Skandal! Żaden z polityków rządu nie poruszył tego bulwersującego problemu w czasie wizyty Trumpa

Z niedowierzaniem i smutkiem obserwujemy hurraoptymistyczne komentarze w prorządowej prasie po wizycie Donalda Trumpa. Poza pięknymi słowami nie padły żadne konkretne deklaracje. Dodatkowo dosłownie nikt z polityków obozu władzy nie poruszył dwóch najważniejszych problemów Polaków – wiz i traktowania nas na granicach. 

Każdy kto kiedykolwiek był w USA wie, że przekraczając granicę można spodziewać się bardzo mało sympatycznego traktowania przez tamtejszą straż graniczną. Nawet ktoś kto często bywa w Stanach nie jest pewien co go spotka na granicy. Polacy mogą się czuć traktowani jak obywatele krajów trzeciego świata, których nikt nie chce i to niezależnie czy przyjeżdżasz w interesach czy po prostu pozwiedzać. Słowa Donalda Trumpa o tym jak Ameryka kocha Polskę brzmią bardzo pusto, gdy zestawi się je z tą siermiężną rzeczywistością na granicach. 
No i jest oczywiście kwestia wiz. Procedura uzyskania wizy jest sama w sobie upokarzająca. Odpowiadanie na dziesiątki dziwnych pytań, potem kolejka w konsulacie, kolejne pytania, kolejne sprawdzania i kilkaset złotych, które owa wiza kosztuje. Naszym zdaniem do momentu, kiedy USA nie zniesie wiz, a Polacy nie zaczną być traktowani na granicach normalnie, nie możemy mówić o normalnych stosunkach z tym krajem. Sojusznik traktowany jak obywatel kraju trzeciego świata? Ładne zdanie widać mają Amerykanie o swoich sojusznikach. Zanim dojdziemy do ambitnych projektów takich jak Międzymorze, zacznijmy od prostego sprawdzam we własnych stosunkach.

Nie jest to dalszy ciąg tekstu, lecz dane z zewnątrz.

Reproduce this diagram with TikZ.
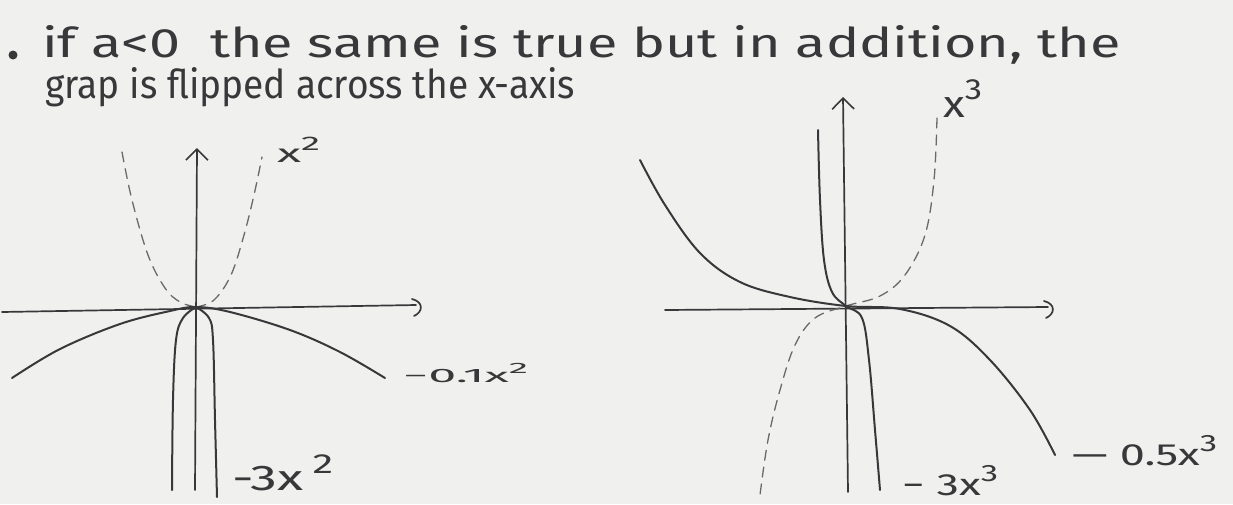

Tymczasem przypomnijmy, że Wicepremier, minister rozwoju i finansów Mateusz Morawiecki już wyznał między wierszami, że bezwizowy ruch do USA nie jest korzystny dla Polski. “Nie chciałbym, aby z powodu zniesienia wiz najbogatszy kraj świata przyciągnął milion lub dwa miliony najzdolniejszych Polaków” – powiedział podczas spotkania w Budapeszcie.